- Country: India
- State: Rajasthan

Population
- • Total: 3,387

Hindi, Marwadi, Gujarati
- • Official: Hindi
- Time zone: UTC+5:30 (IST)
- ISO 3166 code: RJ-IN
- Vehicle registration: RJ-

= Varman, Rajasthan =

Varman is a village in Sirohi District of Rajasthan state in India. It is 45 km from Abu Road. The population of Varman is 3387. Male population is 1770 and female population is 1617. Varman is known for the BrahamanSwami or Sun Temple which follows the same traditional artistic style of Konark and Dashpur Sun Temples.

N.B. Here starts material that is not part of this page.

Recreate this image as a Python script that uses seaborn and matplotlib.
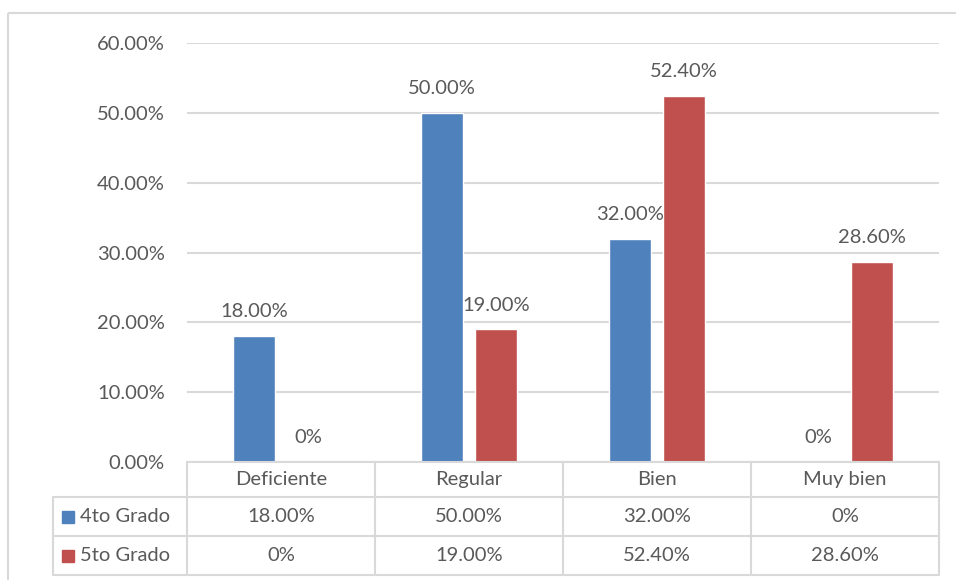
import pandas as pd
import matplotlib
matplotlib.use("Agg")
import matplotlib.pyplot as plt
from matplotlib.patches import Rectangle
from matplotlib.lines import Line2D
import seaborn as sns

categories = ['Deficiente', 'Regular', 'Bien', 'Muy bien']
series_names = ['4to Grado', '5to Grado']
grado4 = [18.00, 50.00, 32.00, 0.0]
grado5 = [0.0, 19.00, 52.40, 28.60]
y_ticks = [0, 10, 20, 30, 40, 50, 60]
colors = ['#4F81BD', '#C0504D']


def fmt(v):
    return '0%' if v == 0 else f'{v:.2f}%'


df = pd.DataFrame({
    'cat': categories * 2,
    'serie': [series_names[0]] * 4 + [series_names[1]] * 4,
    'val': grado4 + grado5,
})

sns.set_style('white')
plt.rcParams['font.family'] = ['Lato', 'DejaVu Sans']
txt = '#595959'
grid = '#D9D9D9'
fs = 14.5

W, H = 956, 580
fig = plt.figure(figsize=(W / 100, H / 100), dpi=100)

# plot area in pixel coords
x0, x1, ytop, ybot = 187, 939, 43, 462
ax = fig.add_axes([x0 / W, 1 - ybot / H, (x1 - x0) / W, (ybot - ytop) / H])
sns.barplot(data=df, x='cat', y='val', hue='serie', order=categories,
            hue_order=series_names, palette=colors, width=0.574, gap=0.22,
            saturation=1, ax=ax, legend=False)
ax.set_xlim(-0.5, 3.5)
ax.set_ylim(0, 60)
ax.set_yticks(y_ticks)
ax.set_yticklabels([f'{t:.2f}%' for t in y_ticks], color=txt, fontsize=fs)
ax.tick_params(axis='y', length=0, pad=16)
ax.set_xticks([])
ax.set_xlabel('')
ax.set_ylabel('')
for s in ax.spines.values():
    s.set_visible(False)
ax.grid(axis='y', color=grid, linewidth=1.5)
ax.set_axisbelow(True)

for cont in ax.containers:
    for bar in cont:
        v = bar.get_height()
        ax.annotate(fmt(v), (bar.get_x() + bar.get_width() / 2, v),
                    xytext=(0, 17.5), textcoords='offset points',
                    ha='center', va='center', color=txt, fontsize=fs)

# data table drawn in pixel coords on an overlay axes
tab = fig.add_axes([0, 0, 1, 1], facecolor='none')
tab.set_xlim(0, W)
tab.set_ylim(H, 0)
tab.axis('off')

col_w = (x1 - x0) / len(categories)
rows = [462, 497, 536, 575]
leg_x = 53
lw = 1.5
# horizontal lines
tab.add_line(Line2D([x0, x1], [rows[0], rows[0]], color=grid, lw=lw))
for r in rows[1:]:
    tab.add_line(Line2D([leg_x, x1], [r, r], color=grid, lw=lw))
# vertical lines
for i in range(len(categories) + 1):
    xx = x0 + i * col_w
    tab.add_line(Line2D([xx, xx], [rows[0], rows[3]], color=grid, lw=lw))
tab.add_line(Line2D([leg_x, leg_x], [rows[1], rows[3]], color=grid, lw=lw))

for i, c in enumerate(categories):
    cx = x0 + (i + 0.5) * col_w
    tab.text(cx, (rows[0] + rows[1]) / 2, c, ha='center', va='center',
             color=txt, fontsize=fs)
    for j, vals in enumerate([grado4, grado5]):
        tab.text(cx, (rows[j + 1] + rows[j + 2]) / 2, fmt(vals[i]),
                 ha='center', va='center', color=txt, fontsize=fs)

for j, name in enumerate(series_names):
    cy = (rows[j + 1] + rows[j + 2]) / 2
    tab.add_patch(Rectangle((62, cy - 6), 12, 12, color=colors[j]))
    tab.text(80, cy, name, ha='left', va='center', color=txt, fontsize=fs)

# outer chart border
tab.add_patch(Rectangle((8, 13), 960, 600, fill=False, edgecolor=grid, lw=1.5))

fig.savefig('out.png', dpi=100)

It is the oldest sun temple and from the architectural and artistic point of view it is the third in the country. The architectural beauty of the sun temple is magnificent. The exemplary stone carving work on the pillars, domes, pradakshina shows the artistic inheritances of the Sirohi region. The delicate and sophisticated carving works on the domes and roof of the temple have equivalence to that of Delwara Jain Temple of Mount Abu.

This Sun Temple was destructed by Alauddin khilji during his Gujarat invasion The place was famous for Sun Temple which is known as Brahmana Swami.

During the reign of Paramara ruler Vikramasimha of Chandravati the temple was rebuilt in 1299 AD by Lalitadevi, wife of Paratihara Raja Vinnada.temple has lost its past glory and now only few remains of the temple are cited at Varman which includes damaged idols, broken pillars, remains of falling roof. Stone scripts says that this temple was attacked and destroyed by Allauddin Khilji during his Gujarat triumph.

There is a Jain temple of Bhagvan shri Mahavir and also the temple of Varmesvara (Shiva). Brahmanaka Gachchha originated from this place. Jirawala Parswanath is 5 km. and Revdar is 3 km. away from Varman.

Revdar is 7.9 km and Jirawala 14.1 km from Varman.